Though Bernhard Langer won two Masters green jackets and tournaments worldwide, he was never recognised as a superstar in his native country simply because golf didn’t figure very high with the German public.
And according to Henning Feindt, golf correspondent with BILD, the biggest selling newspaper in Germany, the populace are slowly learning to appreciate what Kaymer has achieved.
“At the beginning of the year, nobody had heard of him”, says Feindt. “But after the US PGA and then, even more, the Ryder Cup, we began to take an interest in him. Normally, we don’t write about golf in our paper, it’s all soccer and Formula One. But with Kaymer, it’s like a star has risen, a new sports hero for German.
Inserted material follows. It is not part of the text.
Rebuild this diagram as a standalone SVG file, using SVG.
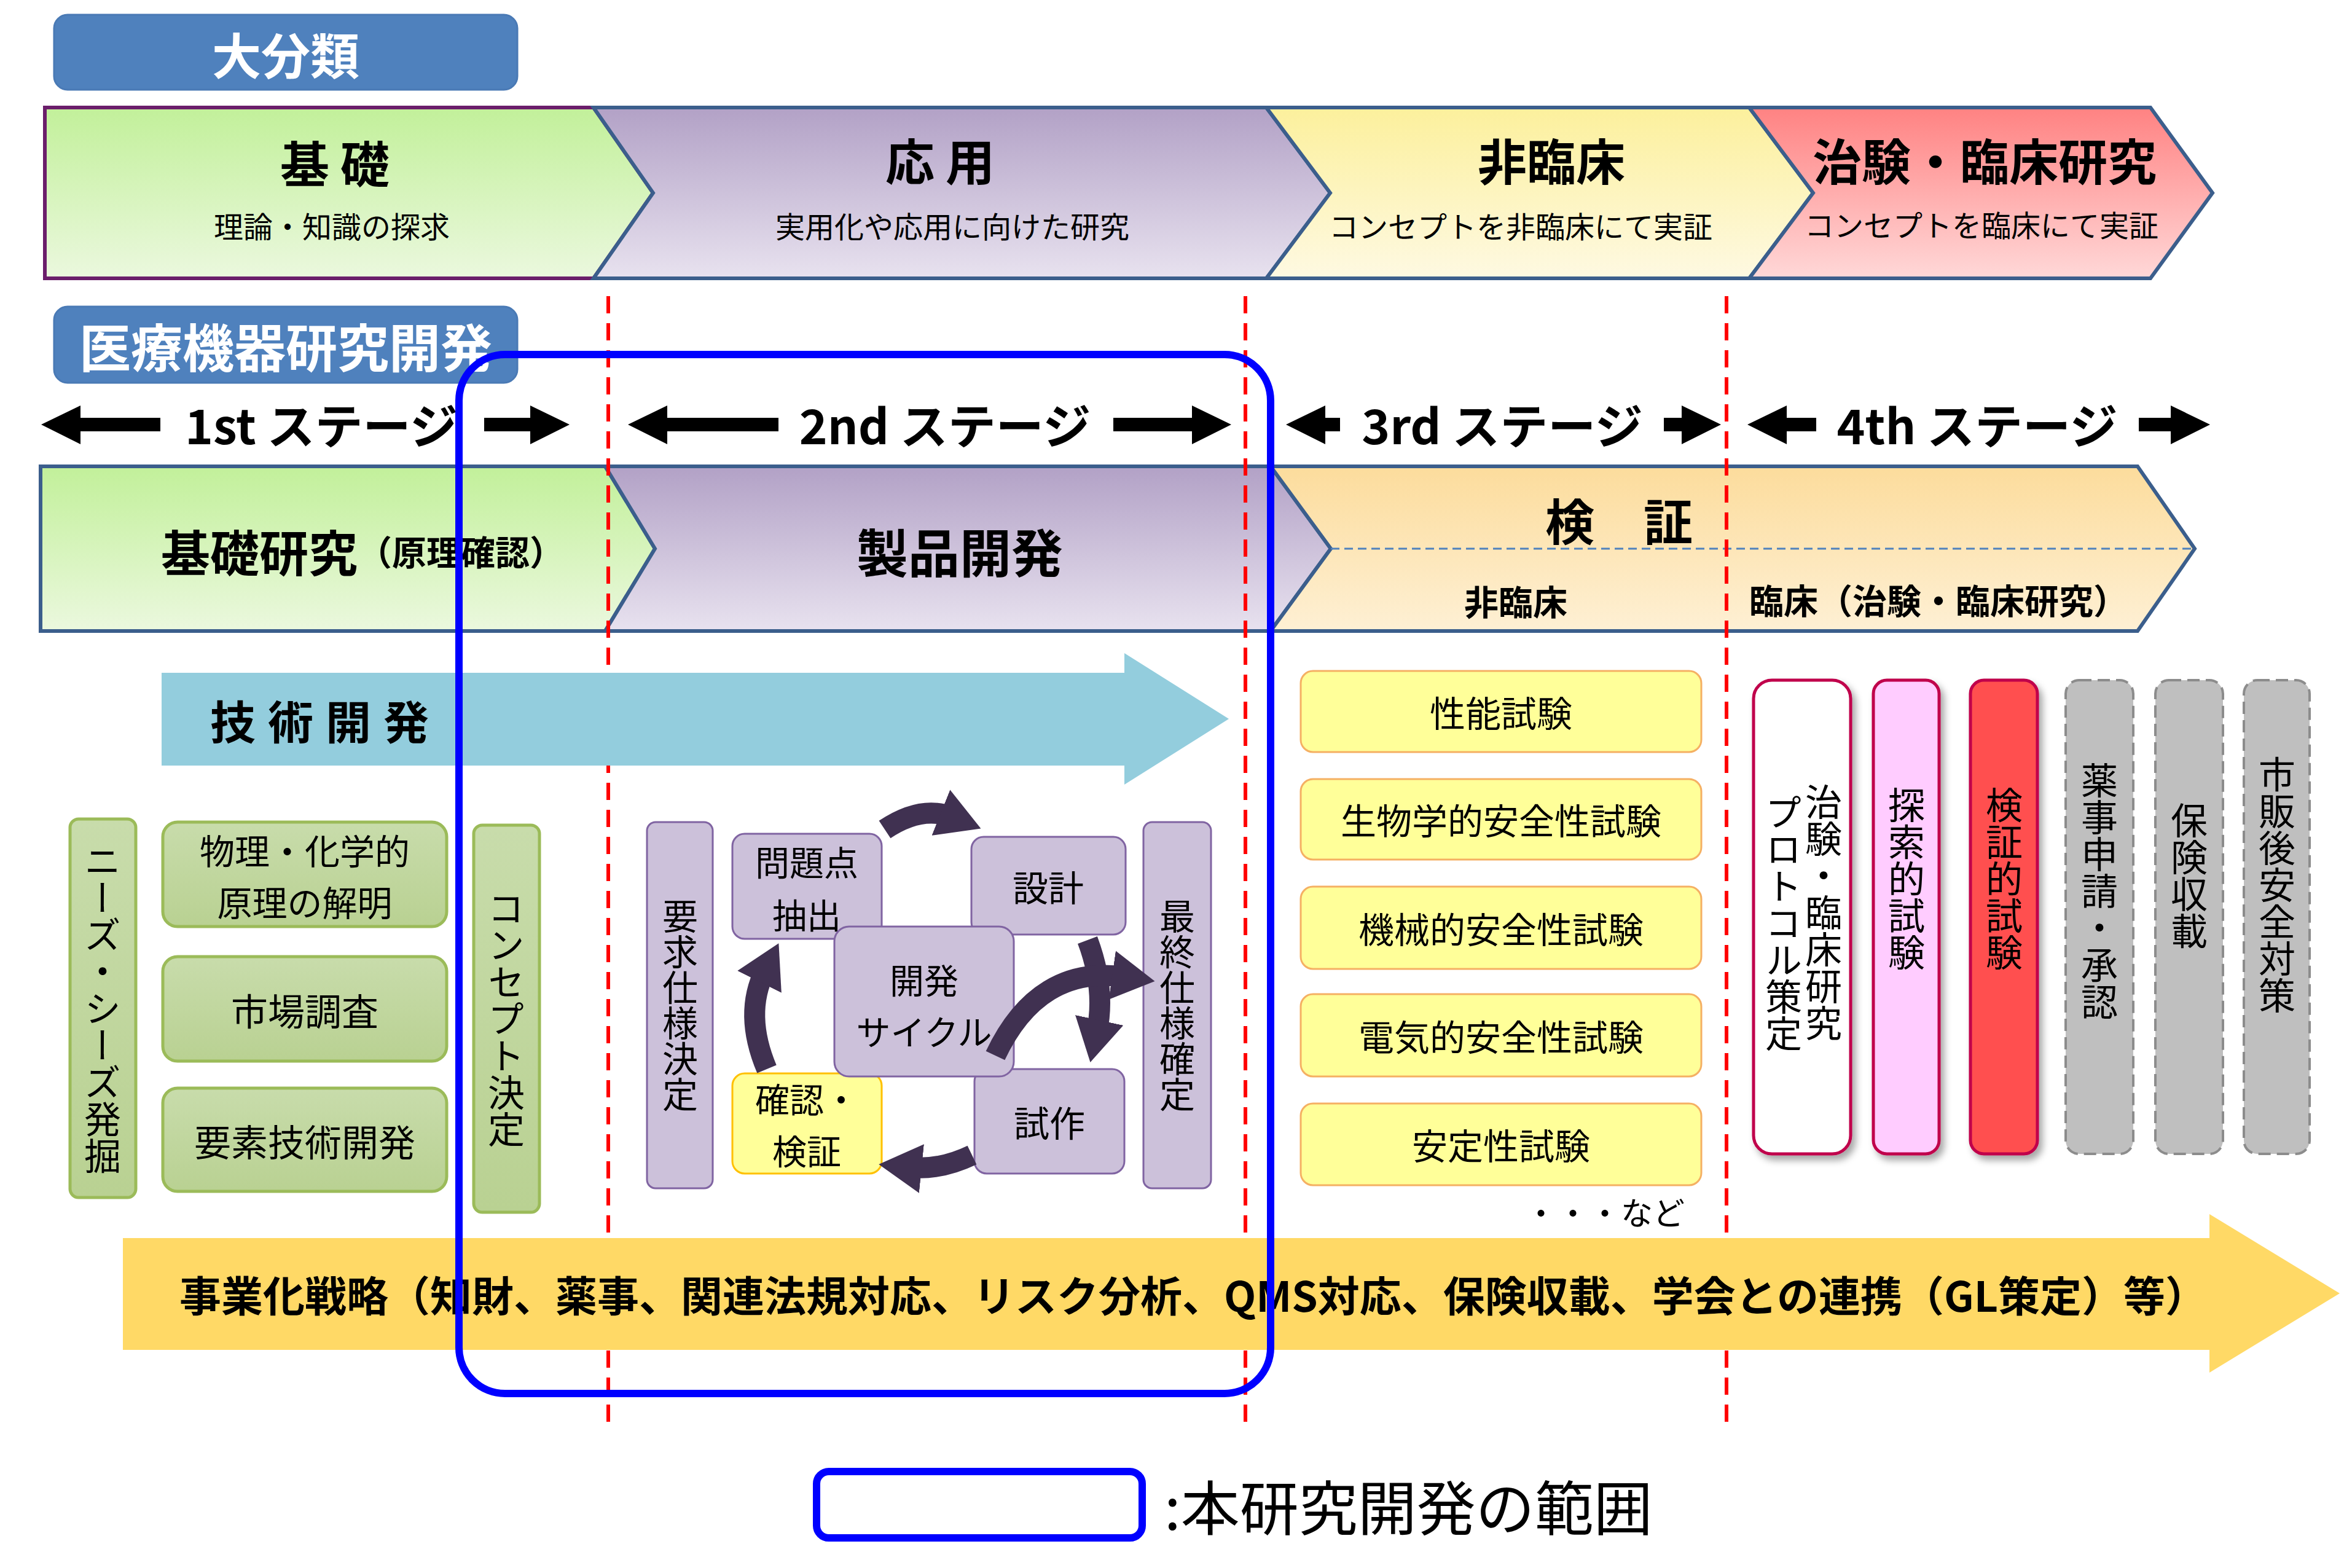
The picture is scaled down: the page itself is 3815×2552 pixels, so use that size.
<svg xmlns="http://www.w3.org/2000/svg" width="3815" height="2552" viewBox="0 0 3815 2552">
<defs>
<linearGradient id="gG" x1="0" y1="0" x2="0" y2="1"><stop offset="0" stop-color="#c2f09a"/><stop offset="1" stop-color="#ebf8de"/></linearGradient>
<linearGradient id="gP" x1="0" y1="0" x2="0" y2="1"><stop offset="0" stop-color="#b2a1c6"/><stop offset="1" stop-color="#e8e2ef"/></linearGradient>
<linearGradient id="gY" x1="0" y1="0" x2="0" y2="1"><stop offset="0" stop-color="#fcf09c"/><stop offset="1" stop-color="#fef9e2"/></linearGradient>
<linearGradient id="gR" x1="0" y1="0" x2="0" y2="1"><stop offset="0" stop-color="#ff8282"/><stop offset="1" stop-color="#ffd8d8"/></linearGradient>
<linearGradient id="gO" x1="0" y1="0" x2="0" y2="1"><stop offset="0" stop-color="#fcdc9c"/><stop offset="1" stop-color="#fef0d4"/></linearGradient>
<linearGradient id="gL" x1="0" y1="0" x2="0" y2="1"><stop offset="0" stop-color="#c8dcab"/><stop offset="1" stop-color="#b9d192"/></linearGradient>
<marker id="ah" markerUnits="userSpaceOnUse" markerWidth="90" markerHeight="90" refX="20" refY="45" orient="auto"><path d="M0,5 L70,45 L0,85 Z" fill="#403151"/></marker>
<filter id="sh" x="-20%" y="-5%" width="150%" height="115%"><feDropShadow dx="6" dy="8" stdDeviation="6" flood-color="#000" flood-opacity="0.35"/></filter>
</defs>
<style>
text{font-family:"Noto Sans CJK JP","Noto Sans",sans-serif;fill:#000}
.b{font-weight:bold}
.c{text-anchor:middle;dominant-baseline:central}
.v{writing-mode:vertical-rl;text-orientation:upright}
.hd{fill:#4f81bd;stroke:#4a7ab5;stroke-width:3}
.ch{stroke:#3b5e8c;stroke-width:6}
.grn{fill:url(#gL);stroke:#9bbb59;stroke-width:5}
.pur{fill:#ccc1da;stroke:#8064a2;stroke-width:3}
.ylw{fill:#ffff99;stroke:#f5b063;stroke-width:3}
.red{stroke:#ff0000;stroke-width:6;stroke-dasharray:28 16}
.cyc{fill:none;stroke:#403151;stroke-width:34;marker-end:url(#ah)}
.stg{fill:#000}
.gry{fill:#bfbfbf;stroke:#8c8c8c;stroke-width:4;stroke-dasharray:20 10}
</style>

<g id="header1"><rect class="hd" x="88" y="24" width="754" height="122" rx="22"/><text class="b c" x="465" y="86" font-size="80" style="fill:#fff">大分類</text></g>

<g id="kiso"><polygon points="73,175 966,175 1063,314 966,453 73,453" fill="url(#gG)" stroke="#6b1e6b" stroke-width="6"/>
<text class="b c" x="545" y="262" font-size="80">基 礎</text><text class="c" x="540" y="366" font-size="48">理論・知識の探求</text></g>
<g id="ouyou"><polygon class="ch" points="966,175 2061,175 2165,314 2061,453 966,453 1063,314" fill="url(#gP)"/>
<text class="b c" x="1530" y="258" font-size="80">応 用</text><text class="c" x="1550" y="366" font-size="48">実用化や応用に向けた研究</text></g>
<g id="hirinsho"><polygon class="ch" points="2061,175 2847,175 2951,314 2847,453 2061,453 2165,314" fill="url(#gY)"/>
<text class="b c" x="2525" y="258" font-size="80">非臨床</text><text class="c" x="2475" y="366" font-size="48">コンセプトを非臨床にて実証</text></g>
<g id="chiken"><polygon class="ch" points="2847,175 3500,175 3601,314 3500,453 2847,453 2951,314" fill="url(#gR)"/>
<text class="b c" x="3230" y="258" font-size="80">治験・臨床研究</text><text class="c" x="3225" y="364" font-size="48">コンセプトを臨床にて実証</text></g>

<g id="header2"><rect class="hd" x="88" y="499" width="754" height="124" rx="22"/><text class="b c" x="465" y="561" font-size="84" style="fill:#fff">医療機器研究開発</text></g>

<g id="stages">
<polygon class="stg" points="67,691 131,660 131,680 261,680 261,702 131,702 131,723"/>
<text class="b c" x="523" y="689" font-size="78">1st ステージ</text>
<polygon class="stg" points="927,691 863,660 863,680 788,680 788,702 863,702 863,723"/>
<polygon class="stg" points="1022,691 1086,660 1086,680 1267,680 1267,702 1086,702 1086,723"/>
<text class="b c" x="1538" y="689" font-size="78">2nd ステージ</text>
<polygon class="stg" points="2004,691 1940,660 1940,680 1812,680 1812,702 1940,702 1940,723"/>
<polygon class="stg" points="2093,691 2157,660 2157,680 2181,680 2181,702 2157,702 2157,723"/>
<text class="b c" x="2445" y="689" font-size="78">3rd ステージ</text>
<polygon class="stg" points="2801,691 2737,660 2737,680 2708,680 2708,702 2737,702 2737,723"/>
<polygon class="stg" points="2844,691 2908,660 2908,680 2956,680 2956,702 2908,702 2908,723"/>
<text class="b c" x="3218" y="689" font-size="78">4th ステージ</text>
<polygon class="stg" points="3597,691 3533,660 3533,680 3481,680 3481,702 3533,702 3533,723"/>
</g>

<g id="kisokenkyu"><polygon class="ch" points="66,759 985,759 1066,893 985,1027 66,1027" fill="url(#gG)"/>
<text class="b c" x="590" y="895" font-size="80">基礎研究<tspan font-size="56">（原理確認）</tspan></text></g>
<g id="seihin"><polygon class="ch" points="985,759 2068,759 2166,893 2068,1027 985,1027 1066,893" fill="url(#gP)"/>
<text class="b c" x="1562" y="895" font-size="84">製品開発</text></g>
<g id="kensho"><polygon class="ch" points="2068,759 3479,759 3572,893 3479,1027 2068,1027 2166,893" fill="url(#gO)"/>
<line x1="2166" y1="893" x2="3572" y2="893" stroke="#4f81bd" stroke-width="3" stroke-dasharray="14 8"/>
<text class="b c" x="2635" y="844" font-size="80">検　証</text>
<text class="b c" x="2467" y="976" font-size="56">非臨床</text>
<text class="b c" x="3155" y="974" font-size="56">臨床（治験・臨床研究）</text></g>

<g id="redlines">
<line class="red" x1="990" y1="482" x2="990" y2="2316"/>
<line class="red" x1="2027" y1="482" x2="2027" y2="2316"/>
<line class="red" x1="2810" y1="482" x2="2810" y2="2316"/>
</g>

<g id="gijutsu"><polygon points="263,1095 1830,1095 1830,1063 2000,1170 1830,1277 1830,1246 263,1246" fill="#93cddd"/>
<text class="b c" x="530" y="1170" font-size="74" letter-spacing="20">技術開発</text></g>

<g id="needs"><rect class="grn" x="114" y="1333" width="107" height="616" rx="14"/><text class="v c" x="167" y="1641" font-size="60">ニーズ・シーズ発掘</text></g>
<g id="butsuri"><rect class="grn" x="265" y="1338" width="462" height="170" rx="24"/><text class="c" x="496" y="1382" font-size="57">物理・化学的</text><text class="c" x="496" y="1466" font-size="57">原理の解明</text></g>
<g id="shijo"><rect class="grn" x="265" y="1557" width="462" height="170" rx="24"/><text class="c" x="496" y="1642" font-size="60">市場調査</text></g>
<g id="yoso"><rect class="grn" x="265" y="1771" width="462" height="168" rx="24"/><text class="c" x="496" y="1855" font-size="60">要素技術開発</text></g>
<g id="concept"><rect class="grn" x="771" y="1343" width="107" height="630" rx="14"/><text class="v c" x="824" y="1658" font-size="60">コンセプト決定</text></g>

<g id="yokyu"><rect class="pur" x="1053" y="1338" width="107" height="596" rx="14"/><text class="v c" x="1107" y="1636" font-size="58">要求仕様決定</text></g>
<g id="mondai"><rect class="pur" x="1192" y="1357" width="243" height="171" rx="20"/><text class="c" x="1313" y="1400" font-size="56">問題点</text><text class="c" x="1313" y="1486" font-size="56">抽出</text></g>
<g id="sekkei"><rect class="pur" x="1581" y="1362" width="251" height="159" rx="20"/><text class="c" x="1706" y="1442" font-size="58">設計</text></g>
<g id="kakunin"><rect x="1192" y="1747" width="243" height="163" rx="20" fill="#ffff99" stroke="#ffc000" stroke-width="3"/><text class="c" x="1313" y="1786" font-size="56">確認・</text><text class="c" x="1313" y="1870" font-size="56">検証</text></g>
<g id="shisaku"><rect class="pur" x="1586" y="1740" width="244" height="170" rx="20"/><text class="c" x="1708" y="1825" font-size="58">試作</text></g>
<g id="cycle"><rect class="pur" x="1358" y="1508" width="292" height="244" rx="24"/><text class="c" x="1504" y="1592" font-size="56">開発</text><text class="c" x="1504" y="1676" font-size="56">サイクル</text></g>
<g id="saishu"><rect class="pur" x="1861" y="1338" width="110" height="596" rx="14"/><text class="v c" x="1916" y="1636" font-size="58">最終仕様確定</text></g>

<g id="connectors">
<path class="cyc" d="M1440,1350 Q1500,1310 1550,1330"/>
<path class="cyc" d="M1770,1530 Q1800,1610 1785,1680"/>
<path class="cyc" d="M1582,1880 Q1530,1905 1480,1900"/>
<path class="cyc" d="M1248,1740 Q1210,1650 1245,1580"/>
<path class="cyc" d="M1620,1718 Q1690,1570 1830,1590"/>
</g>

<g id="t1"><rect class="ylw" x="2117" y="1092" width="652" height="132" rx="20"/><text class="c" x="2443" y="1158" font-size="58">性能試験</text></g>
<g id="t2"><rect class="ylw" x="2117" y="1268" width="652" height="131" rx="20"/><text class="c" x="2443" y="1333" font-size="58">生物学的安全性試験</text></g>
<g id="t3"><rect class="ylw" x="2117" y="1443" width="652" height="134" rx="20"/><text class="c" x="2443" y="1510" font-size="58">機械的安全性試験</text></g>
<g id="t4"><rect class="ylw" x="2117" y="1618" width="652" height="134" rx="20"/><text class="c" x="2443" y="1685" font-size="58">電気的安全性試験</text></g>
<g id="t5"><rect class="ylw" x="2117" y="1796" width="652" height="133" rx="20"/><text class="c" x="2443" y="1862" font-size="58">安定性試験</text></g>
<text class="c" x="2612" y="1971" font-size="52">・・・など</text>

<g id="protocol"><rect x="2854" y="1107" width="158" height="771" rx="30" fill="#fff" stroke="#c0004c" stroke-width="5" filter="url(#sh)"/><text class="v" x="2968" y="1275" font-size="60">治験・臨床研究</text><text class="v" x="2903" y="1292" font-size="60">プロトコル策定</text></g>
<g id="tansaku"><rect x="3049" y="1107" width="107" height="771" rx="22" fill="#ffccff" stroke="#c0004c" stroke-width="5" filter="url(#sh)"/><text class="v c" x="3103" y="1430" font-size="60">探索的試験</text></g>
<g id="kenshoteki"><rect x="3207" y="1107" width="109" height="771" rx="22" fill="#ff5050" stroke="#c0004c" stroke-width="5" filter="url(#sh)"/><text class="v c" x="3262" y="1430" font-size="60">検証的試験</text></g>
<g id="yakuji"><rect class="gry" x="3362" y="1107" width="110" height="771" rx="22"/><text class="v c" x="3417" y="1450" font-size="60">薬事申請・承認</text></g>
<g id="hoken"><rect class="gry" x="3508" y="1107" width="110" height="771" rx="22"/><text class="v c" x="3563" y="1425" font-size="60">保険収載</text></g>
<g id="shihan"><rect class="gry" x="3652" y="1107" width="107" height="771" rx="22"/><text class="v c" x="3706" y="1440" font-size="60">市販後安全対策</text></g>

<g id="jigyo"><polygon points="200,2015 3596,2015 3596,1976 3808,2105 3596,2234 3596,2197 200,2197" fill="#ffd966"/>
<text class="b" x="292" y="2105" font-size="68" dominant-baseline="central" textLength="3300" lengthAdjust="spacingAndGlyphs">事業化戦略（知財、薬事、関連法規対応、リスク分析、QMS対応、保険収載、学会との連携（GL策定）等）</text></g>

<g id="scope"><rect x="747" y="577" width="1321" height="1691" rx="75" fill="none" stroke="#0000ff" stroke-width="12"/></g>

<g id="legend"><rect x="1329" y="2395" width="530" height="108" rx="20" fill="#fff" stroke="#0000ff" stroke-width="12"/>
<text x="1895" y="2448" font-size="96" dominant-baseline="central">:本研究開発の範囲</text></g>
</svg>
We call him Golf Giante – golf giant”
After the PGA, the paper published a picture of Kaymer with his American girlfriend Alison Micheletti on the front page, he was featured on Sports Illustrated and was invited to open the NASDAQ stock market.
At last, his fame was being recognised in Germany with Florian Bruhns, CEO of Germany’s 2018 Ryder Cup bid, enthusing that Kaymer’s victory in the US PGA was “like winning the lottery for German golf. We have a new hero.”
Kaymer’s rise to number three in the world should not come as a surprise given the form he has shown in the last two seasons. He was leader of the European Tour’s Race to Dubai order of merit in August 2009 when he broke three bones in his foot in a go-karting accident in Phoenix, Arizona. The injury kept him out of action for two months.
He recalled: “The guy behind me pushed me at full power into the guy in front. My foot was flipped back and I can’t remember much because the pain was intense. My big toe was bent under the others so they had to re-break it!”
The incident cost Kaymer his chance of the order of merit and that’s why he is so keen to make amends this year.
He has €3.1 to his credit, a million ahead of Graeme McDowell, who is also in this week’s field at Valderrama.
But the world number one spot must be lurking large in the background for Kaymer who insists he doesn’t conform to German stereotypes.
“I’m a pretty normal guy. Most people in the world think Germans are boring. I don’t think I’m boring but I’m not like a crazy guy. I’m how you see me on the golf course.
“After winning the US PGA, I celebrated with friends late that night in a McDonalds somewhere between Whistling Straits and Chicago airport which was perfect.”
The Molinaris, McDowell, MA Jimenez, Ross Fisher and Peter Hanson are the seven members of Europe’s successful Ryder Cup team in the Valderrama field. Paul McGinley, Shane Lowry, Darren Clarke, Peter Lawrie, Damien McGrane, Michael Hoey and Gareth Maybin are also in action this weekend.